Mason, according to various reports, did his best to avoid the car, but to no avail. The vehicles collided in the middle of the intersection, the “terrific impact … sent the heavy fire truck rolling over several times, dashing two firemen to their deaths,” the Telegraph reporter wrote.

The truck came to rest up against a Hudson Bus Lines passenger bus, but luckily for the passengers, it only nudged the bus slightly.

Mason, Winterbottom and the driver of the car were seriously hurt and rushed to the hospital.

But Laplante and McCaugney, who ended up trapped under the wrecked truck, probably died instantly; they were pronounced dead a short time later at the hospital.

Meanwhile, the blaze, which was thought to have started in the rear of City Cash Market on the ground floor, had escalated to general alarm status as crews, likely not yet aware of their fellow firefighters’ fate, rescued several people from apartments on the upper floors while fighting the blaze.

The third tragic death came right around the time the two firefighters were killed. A night watchman at the former Textron, part of the Millyard complex, was reportedly on his way to the mill’s roof to watch the fire when, the Telegraph reported, “he stepped into an open elevator shaft and plunged to his death.”

Tragedy number four in what I call “The Three Days that Stunned Nashua” came the next day. A Manchester man was fatally injured when his car struck a tree on the Daniel Webster Highway.

It was two days earlier, on “a bleak, Jan. 10 afternoon,” the Telegraph reported, that this unfortunate trilogy of tragedy began.

Robert “Bobby” Bellavance, 21, and Everett “Bull” Martin, 22, were up in a Piper Cub not far from the Nashua airport when, as described by the Telegraph, “their plane, rented from Nashua Aviation and Supply, struck the tops of two tall trees … (and) like a huge yellow bird being clipped by a sharp instrument, was literally dismembered in its downward flight through the thick woods” off Route 101A.

Bellavance, hailed by The Telegraph as “one of the greatest football players to don the Purple,” also starred in baseball and hockey. He graduated from Nashua High in 1947, and was weighing whether to go to St. Michael’s College in Vermont or Temple University.

Martin, born in Milford, was “known as ‘Bull’ to his many friends,” The Telegraph reported, and was “a sports-loving fan (who) participated in various sports.”

Both men worked for the Nashua Gummed and Coated Paper Co. – later Nashua Corporation – and decided to rent the plane “for a half-hour’s ride in the clouds.”
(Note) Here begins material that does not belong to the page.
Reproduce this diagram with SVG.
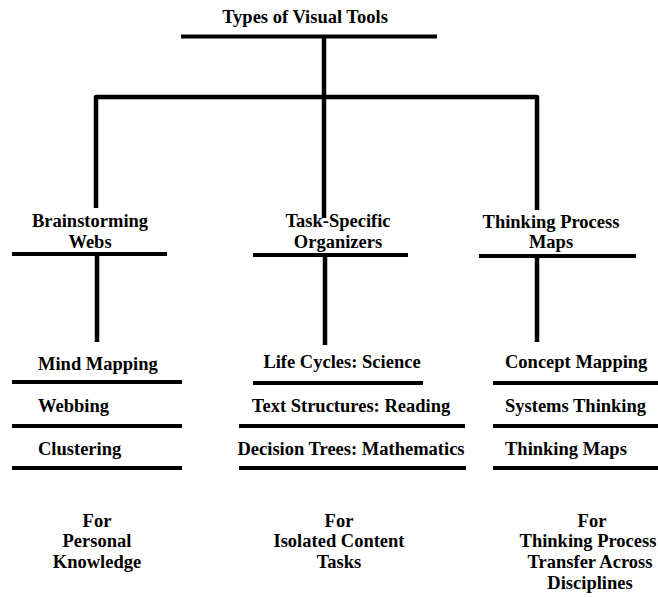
<svg xmlns="http://www.w3.org/2000/svg" width="658" height="597" viewBox="0 0 658 597">
<style>
text{font-family:"Liberation Serif","Times New Roman",serif;font-weight:bold;font-size:18.5px;fill:#000}
.c{text-anchor:middle}
.bar{stroke:#000;stroke-width:4;fill:none}
.con{stroke:#000;stroke-width:4.5;fill:none;stroke-linejoin:round}
</style>
<rect width="658" height="597" fill="#fff"/>
<g id="connectors">
<line class="con" x1="324" y1="36" x2="324" y2="218"/>
<path class="con" d="M96,208 V97 H537 V210"/>
<line class="con" x1="97" y1="254" x2="97" y2="342"/>
<line class="con" x1="325" y1="255" x2="325" y2="345"/>
<line class="con" x1="537" y1="256" x2="537" y2="342"/>
</g>
<g id="root">
<text class="c" x="305" y="23">Types of Visual Tools</text>
<line class="bar" x1="181" y1="36.5" x2="437" y2="36.5"/>
</g>
<g id="brainstorming">
<text class="c" x="90" y="227">Brainstorming</text>
<text class="c" x="90" y="248">Webs</text>
<line class="bar" x1="12" y1="254" x2="167" y2="254"/>
</g>
<g id="task-specific">
<text class="c" x="338" y="227">Task-Specific</text>
<text class="c" x="338" y="248">Organizers</text>
<line class="bar" x1="253" y1="255" x2="408" y2="255"/>
</g>
<g id="thinking-process">
<text class="c" x="551" y="228">Thinking Process</text>
<text class="c" x="551" y="248">Maps</text>
<line class="bar" x1="479" y1="256" x2="636" y2="256"/>
</g>
<g id="mind-mapping"><text x="38" y="370">Mind Mapping</text><line class="bar" x1="12" y1="382" x2="182" y2="382"/></g>
<g id="webbing"><text x="38" y="412">Webbing</text><line class="bar" x1="12" y1="426" x2="182" y2="426"/></g>
<g id="clustering"><text x="38" y="455">Clustering</text><line class="bar" x1="12" y1="468" x2="182" y2="468"/></g>
<g id="life-cycles"><text class="c" x="342" y="368">Life Cycles: Science</text><line class="bar" x1="253" y1="383" x2="423" y2="383"/></g>
<g id="text-structures"><text class="c" x="351" y="412">Text Structures: Reading</text><line class="bar" x1="239" y1="426" x2="465" y2="426"/></g>
<g id="decision-trees"><text class="c" x="351" y="455">Decision Trees: Mathematics</text><line class="bar" x1="239" y1="468" x2="466" y2="468"/></g>
<g id="concept-mapping"><text x="505" y="368">Concept Mapping</text><line class="bar" x1="493" y1="383" x2="658" y2="383"/></g>
<g id="systems-thinking"><text x="505" y="412">Systems Thinking</text><line class="bar" x1="493" y1="426" x2="658" y2="426"/></g>
<g id="thinking-maps"><text x="505" y="455">Thinking Maps</text><line class="bar" x1="493" y1="468" x2="658" y2="468"/></g>
<g id="personal">
<text class="c" x="97" y="527">For</text>
<text class="c" x="97" y="547">Personal</text>
<text class="c" x="97" y="568">Knowledge</text>
</g>
<g id="isolated">
<text class="c" x="339" y="527">For</text>
<text class="c" x="339" y="547">Isolated Content</text>
<text class="c" x="339" y="568">Tasks</text>
</g>
<g id="transfer">
<text class="c" x="592" y="527">For</text>
<text class="c" x="588" y="547">Thinking Process</text>
<text class="c" x="590" y="568">Transfer Across</text>
<text class="c" x="590" y="589">Disciplines</text>
</g>
</svg>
The Telegraph reported in great detail the rescue operation, which, in a sign of the times, was populated more by civilian volunteers than police, fire or other “official” personnel.

The story said Telegraph “personnel” also joined in the search, and “fouond parts of the aircraft scattered all about … a wheel here, part of a wing 50 feet away, other pieces strewn about.”

Bellavance and Martin were killed instantly, their bodies found under the wreckage of the plane.

Searchers used as a guide the old rail tracks running parallel to Route 101A, then called “the Milford road.”

Police officers Mike Patinski and John Barry reached the wreckage first, about the same time that Sid Clarkson, a flight instructor with H and H Airways, located the site from the air.

The plane crashed “about a mile northwest of the Cadorette Farm” in “heavily wooded terrain,” The Telegraph reported.

The search and the realization that two popular young men lost their lives in such tragic fashion soon took on another layer of shock and grief, when a man named Victor Berube suddenly “called for a stretcher.”

Berube, who The Telegraph called “well acquainted with this region,” had come upon a man lying on the ground in the woods. He was a member of the rescue party; he was also unconscious and unresponsive.

A few minutes later, when Berube “emerged from the forest” and informed search leaders “an unidentified man was dead,” according to The Telegraph, “the group remained stunned – unable to believe it.”